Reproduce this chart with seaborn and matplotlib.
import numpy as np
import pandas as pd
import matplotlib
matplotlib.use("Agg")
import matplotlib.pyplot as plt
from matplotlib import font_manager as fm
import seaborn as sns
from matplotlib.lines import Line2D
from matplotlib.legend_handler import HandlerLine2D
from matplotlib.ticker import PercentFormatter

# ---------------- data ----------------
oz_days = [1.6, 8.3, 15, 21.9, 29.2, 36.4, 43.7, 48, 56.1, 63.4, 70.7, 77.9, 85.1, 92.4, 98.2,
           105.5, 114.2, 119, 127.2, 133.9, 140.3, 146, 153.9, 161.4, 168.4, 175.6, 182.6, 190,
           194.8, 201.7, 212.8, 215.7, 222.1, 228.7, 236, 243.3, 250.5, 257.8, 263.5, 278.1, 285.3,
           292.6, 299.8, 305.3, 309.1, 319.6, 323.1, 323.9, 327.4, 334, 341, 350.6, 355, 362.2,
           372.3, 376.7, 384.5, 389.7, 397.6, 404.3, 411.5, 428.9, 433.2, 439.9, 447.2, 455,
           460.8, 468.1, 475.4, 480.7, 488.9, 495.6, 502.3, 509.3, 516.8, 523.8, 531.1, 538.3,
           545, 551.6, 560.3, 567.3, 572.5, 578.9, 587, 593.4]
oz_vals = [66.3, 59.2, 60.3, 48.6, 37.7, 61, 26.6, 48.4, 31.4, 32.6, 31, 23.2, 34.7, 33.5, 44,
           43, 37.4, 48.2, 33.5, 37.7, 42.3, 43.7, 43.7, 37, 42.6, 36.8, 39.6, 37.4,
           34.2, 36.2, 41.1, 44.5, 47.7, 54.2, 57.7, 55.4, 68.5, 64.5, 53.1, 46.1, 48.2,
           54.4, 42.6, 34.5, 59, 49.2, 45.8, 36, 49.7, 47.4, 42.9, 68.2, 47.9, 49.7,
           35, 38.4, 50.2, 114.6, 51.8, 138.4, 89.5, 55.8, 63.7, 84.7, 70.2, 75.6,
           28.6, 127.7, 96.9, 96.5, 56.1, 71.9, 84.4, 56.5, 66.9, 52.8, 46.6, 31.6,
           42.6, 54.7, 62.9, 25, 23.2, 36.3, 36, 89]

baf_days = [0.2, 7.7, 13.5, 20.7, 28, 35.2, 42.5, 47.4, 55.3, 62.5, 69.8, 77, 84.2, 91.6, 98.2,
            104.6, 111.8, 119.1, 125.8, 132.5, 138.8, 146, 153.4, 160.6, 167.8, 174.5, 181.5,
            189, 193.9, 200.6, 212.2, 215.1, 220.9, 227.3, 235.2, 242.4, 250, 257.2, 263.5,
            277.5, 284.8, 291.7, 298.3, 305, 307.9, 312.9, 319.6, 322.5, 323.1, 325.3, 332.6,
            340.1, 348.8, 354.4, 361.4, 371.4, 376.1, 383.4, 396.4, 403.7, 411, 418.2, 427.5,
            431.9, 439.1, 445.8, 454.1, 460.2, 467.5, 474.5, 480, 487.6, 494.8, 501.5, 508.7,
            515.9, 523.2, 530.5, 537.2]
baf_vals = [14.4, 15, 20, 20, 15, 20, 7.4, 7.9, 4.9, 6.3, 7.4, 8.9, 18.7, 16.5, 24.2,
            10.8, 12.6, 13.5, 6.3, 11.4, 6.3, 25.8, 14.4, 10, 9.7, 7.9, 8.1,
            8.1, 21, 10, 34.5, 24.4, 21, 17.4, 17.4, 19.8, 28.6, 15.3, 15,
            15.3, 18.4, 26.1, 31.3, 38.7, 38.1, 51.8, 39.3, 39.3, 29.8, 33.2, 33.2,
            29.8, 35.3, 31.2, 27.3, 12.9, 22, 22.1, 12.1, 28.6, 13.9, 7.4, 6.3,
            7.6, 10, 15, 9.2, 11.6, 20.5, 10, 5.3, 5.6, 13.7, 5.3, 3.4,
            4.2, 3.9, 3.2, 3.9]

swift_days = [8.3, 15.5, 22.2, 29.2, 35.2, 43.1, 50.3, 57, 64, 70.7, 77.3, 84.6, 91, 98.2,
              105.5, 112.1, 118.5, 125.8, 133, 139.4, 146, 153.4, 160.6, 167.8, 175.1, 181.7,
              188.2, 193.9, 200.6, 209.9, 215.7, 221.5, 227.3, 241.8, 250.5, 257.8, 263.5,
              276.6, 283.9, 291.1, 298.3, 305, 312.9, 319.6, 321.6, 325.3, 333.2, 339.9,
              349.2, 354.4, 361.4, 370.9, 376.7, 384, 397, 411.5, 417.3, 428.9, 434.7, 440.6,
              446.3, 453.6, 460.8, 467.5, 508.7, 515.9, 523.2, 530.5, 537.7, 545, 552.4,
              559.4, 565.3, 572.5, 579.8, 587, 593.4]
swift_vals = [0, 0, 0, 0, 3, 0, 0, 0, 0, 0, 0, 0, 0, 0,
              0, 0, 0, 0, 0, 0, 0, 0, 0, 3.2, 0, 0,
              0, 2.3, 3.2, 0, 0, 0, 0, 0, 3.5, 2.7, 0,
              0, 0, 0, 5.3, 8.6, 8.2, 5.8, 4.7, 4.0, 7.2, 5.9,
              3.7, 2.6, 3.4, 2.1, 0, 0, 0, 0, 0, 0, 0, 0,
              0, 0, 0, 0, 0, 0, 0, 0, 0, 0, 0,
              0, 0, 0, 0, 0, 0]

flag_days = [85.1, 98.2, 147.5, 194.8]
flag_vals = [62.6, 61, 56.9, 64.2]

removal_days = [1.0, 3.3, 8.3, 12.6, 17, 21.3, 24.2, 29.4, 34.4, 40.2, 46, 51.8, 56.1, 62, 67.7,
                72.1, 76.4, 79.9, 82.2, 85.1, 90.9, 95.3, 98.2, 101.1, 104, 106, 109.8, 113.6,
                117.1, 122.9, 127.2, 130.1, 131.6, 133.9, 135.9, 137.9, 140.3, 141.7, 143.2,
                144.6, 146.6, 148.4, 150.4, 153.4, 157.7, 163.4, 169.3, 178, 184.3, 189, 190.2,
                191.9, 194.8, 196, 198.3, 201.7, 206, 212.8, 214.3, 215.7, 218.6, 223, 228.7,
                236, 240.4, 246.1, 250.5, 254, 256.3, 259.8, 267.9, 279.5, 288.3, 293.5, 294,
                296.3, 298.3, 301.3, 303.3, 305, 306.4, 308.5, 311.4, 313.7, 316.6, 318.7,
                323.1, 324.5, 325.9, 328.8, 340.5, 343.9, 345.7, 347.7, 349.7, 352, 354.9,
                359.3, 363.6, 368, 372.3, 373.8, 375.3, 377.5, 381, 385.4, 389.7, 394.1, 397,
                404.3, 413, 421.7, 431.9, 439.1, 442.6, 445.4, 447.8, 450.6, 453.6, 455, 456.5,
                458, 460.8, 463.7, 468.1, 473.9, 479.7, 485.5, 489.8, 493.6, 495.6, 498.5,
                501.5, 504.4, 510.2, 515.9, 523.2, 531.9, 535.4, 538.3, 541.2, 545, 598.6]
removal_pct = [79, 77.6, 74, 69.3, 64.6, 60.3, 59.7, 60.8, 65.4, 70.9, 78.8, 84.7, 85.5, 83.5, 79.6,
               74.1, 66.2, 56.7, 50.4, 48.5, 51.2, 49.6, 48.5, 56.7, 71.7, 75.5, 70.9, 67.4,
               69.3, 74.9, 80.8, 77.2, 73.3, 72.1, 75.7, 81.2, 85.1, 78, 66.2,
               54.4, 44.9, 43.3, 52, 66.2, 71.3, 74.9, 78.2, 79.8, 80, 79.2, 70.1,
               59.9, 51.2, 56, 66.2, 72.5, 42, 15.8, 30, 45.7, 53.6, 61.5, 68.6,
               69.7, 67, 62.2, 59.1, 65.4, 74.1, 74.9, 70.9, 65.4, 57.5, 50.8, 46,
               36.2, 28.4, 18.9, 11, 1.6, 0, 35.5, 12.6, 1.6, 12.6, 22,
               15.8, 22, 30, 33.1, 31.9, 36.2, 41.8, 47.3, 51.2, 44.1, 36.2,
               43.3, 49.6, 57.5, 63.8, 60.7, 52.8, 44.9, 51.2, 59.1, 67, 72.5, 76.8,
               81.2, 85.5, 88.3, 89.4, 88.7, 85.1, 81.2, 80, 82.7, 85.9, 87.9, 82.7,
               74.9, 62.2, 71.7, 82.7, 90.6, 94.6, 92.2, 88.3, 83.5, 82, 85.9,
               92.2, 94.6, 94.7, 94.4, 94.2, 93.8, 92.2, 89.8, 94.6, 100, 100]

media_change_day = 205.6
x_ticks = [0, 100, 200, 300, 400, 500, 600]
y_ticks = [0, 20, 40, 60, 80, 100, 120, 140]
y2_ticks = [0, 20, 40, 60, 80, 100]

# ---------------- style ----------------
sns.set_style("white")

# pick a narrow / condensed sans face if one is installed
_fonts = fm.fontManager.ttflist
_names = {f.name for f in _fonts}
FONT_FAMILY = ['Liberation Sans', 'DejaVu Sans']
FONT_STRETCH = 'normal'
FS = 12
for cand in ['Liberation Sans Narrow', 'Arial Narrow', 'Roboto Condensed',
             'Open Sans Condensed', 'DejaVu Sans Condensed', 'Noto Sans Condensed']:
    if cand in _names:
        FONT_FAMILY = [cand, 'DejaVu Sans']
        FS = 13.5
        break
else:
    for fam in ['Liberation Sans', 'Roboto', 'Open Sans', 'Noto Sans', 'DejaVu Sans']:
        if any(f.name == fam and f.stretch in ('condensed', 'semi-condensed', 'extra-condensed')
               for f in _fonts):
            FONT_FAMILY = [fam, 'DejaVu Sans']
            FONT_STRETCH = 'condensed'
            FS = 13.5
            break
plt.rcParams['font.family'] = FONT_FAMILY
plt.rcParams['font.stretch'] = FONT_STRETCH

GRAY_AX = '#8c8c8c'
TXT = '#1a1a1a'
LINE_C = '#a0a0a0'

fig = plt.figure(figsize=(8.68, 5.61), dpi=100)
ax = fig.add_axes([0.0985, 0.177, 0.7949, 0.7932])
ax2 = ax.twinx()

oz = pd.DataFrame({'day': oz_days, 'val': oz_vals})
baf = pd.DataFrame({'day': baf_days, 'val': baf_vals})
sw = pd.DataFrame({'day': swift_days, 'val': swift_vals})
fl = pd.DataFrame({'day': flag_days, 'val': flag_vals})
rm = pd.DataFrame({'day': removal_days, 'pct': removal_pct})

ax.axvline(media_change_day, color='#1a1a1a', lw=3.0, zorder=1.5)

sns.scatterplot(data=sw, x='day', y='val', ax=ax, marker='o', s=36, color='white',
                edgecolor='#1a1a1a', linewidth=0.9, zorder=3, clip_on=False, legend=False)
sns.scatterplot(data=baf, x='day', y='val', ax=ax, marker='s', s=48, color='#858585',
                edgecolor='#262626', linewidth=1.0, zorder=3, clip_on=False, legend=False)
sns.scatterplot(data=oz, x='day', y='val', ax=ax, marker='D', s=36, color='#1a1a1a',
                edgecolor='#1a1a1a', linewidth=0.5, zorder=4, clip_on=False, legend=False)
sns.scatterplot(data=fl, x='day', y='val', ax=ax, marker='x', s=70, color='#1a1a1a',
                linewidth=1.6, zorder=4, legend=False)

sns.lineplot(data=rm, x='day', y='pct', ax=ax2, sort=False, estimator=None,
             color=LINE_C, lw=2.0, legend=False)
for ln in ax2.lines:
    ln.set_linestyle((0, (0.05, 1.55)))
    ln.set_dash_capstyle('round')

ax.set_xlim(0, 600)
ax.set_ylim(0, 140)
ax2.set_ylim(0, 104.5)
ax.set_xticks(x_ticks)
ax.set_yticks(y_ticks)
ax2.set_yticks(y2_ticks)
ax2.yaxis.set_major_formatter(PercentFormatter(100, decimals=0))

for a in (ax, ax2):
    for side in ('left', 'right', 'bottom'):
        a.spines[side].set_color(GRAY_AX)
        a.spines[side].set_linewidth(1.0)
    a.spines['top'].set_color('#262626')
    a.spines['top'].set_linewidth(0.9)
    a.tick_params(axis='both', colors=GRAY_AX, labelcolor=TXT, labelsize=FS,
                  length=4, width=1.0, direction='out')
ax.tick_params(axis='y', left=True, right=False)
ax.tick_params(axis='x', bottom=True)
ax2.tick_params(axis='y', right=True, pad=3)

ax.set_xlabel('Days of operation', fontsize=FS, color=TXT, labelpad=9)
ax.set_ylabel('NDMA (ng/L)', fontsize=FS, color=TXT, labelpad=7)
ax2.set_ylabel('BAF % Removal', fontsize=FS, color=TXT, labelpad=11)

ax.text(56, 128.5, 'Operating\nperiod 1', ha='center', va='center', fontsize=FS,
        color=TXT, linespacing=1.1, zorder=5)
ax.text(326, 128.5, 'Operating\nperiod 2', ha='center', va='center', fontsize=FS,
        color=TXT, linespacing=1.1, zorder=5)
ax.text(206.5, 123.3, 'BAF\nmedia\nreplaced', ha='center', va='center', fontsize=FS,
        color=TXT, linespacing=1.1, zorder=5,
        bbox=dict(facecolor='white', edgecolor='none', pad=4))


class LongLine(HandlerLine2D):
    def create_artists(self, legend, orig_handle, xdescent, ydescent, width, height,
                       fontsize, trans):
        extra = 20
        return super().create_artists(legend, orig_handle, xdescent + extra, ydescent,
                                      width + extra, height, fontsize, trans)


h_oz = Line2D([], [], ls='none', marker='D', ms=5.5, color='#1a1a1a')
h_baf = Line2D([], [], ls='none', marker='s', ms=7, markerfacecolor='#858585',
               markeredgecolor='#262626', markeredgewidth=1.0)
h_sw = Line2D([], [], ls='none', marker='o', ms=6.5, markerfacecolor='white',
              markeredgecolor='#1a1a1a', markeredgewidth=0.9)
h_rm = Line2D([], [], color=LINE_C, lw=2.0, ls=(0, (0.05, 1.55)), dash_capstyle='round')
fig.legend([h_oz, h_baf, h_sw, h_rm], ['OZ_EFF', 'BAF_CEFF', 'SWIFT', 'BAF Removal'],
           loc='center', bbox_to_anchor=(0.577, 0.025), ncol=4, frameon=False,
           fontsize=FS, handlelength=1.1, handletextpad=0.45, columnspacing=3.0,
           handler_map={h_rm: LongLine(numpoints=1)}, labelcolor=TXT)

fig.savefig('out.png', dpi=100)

◇ ◇ ◇ ◇

_Given task_
Beginning at the first line above, repeat exactly until the line containing "from matplotlib.ticker import", which is included.

_Response to this task_
Reproduce this chart with seaborn and matplotlib.
import numpy as np
import pandas as pd
import matplotlib
matplotlib.use("Agg")
import matplotlib.pyplot as plt
from matplotlib import font_manager as fm
import seaborn as sns
from matplotlib.lines import Line2D
from matplotlib.legend_handler import HandlerLine2D
from matplotlib.ticker import PercentFormatter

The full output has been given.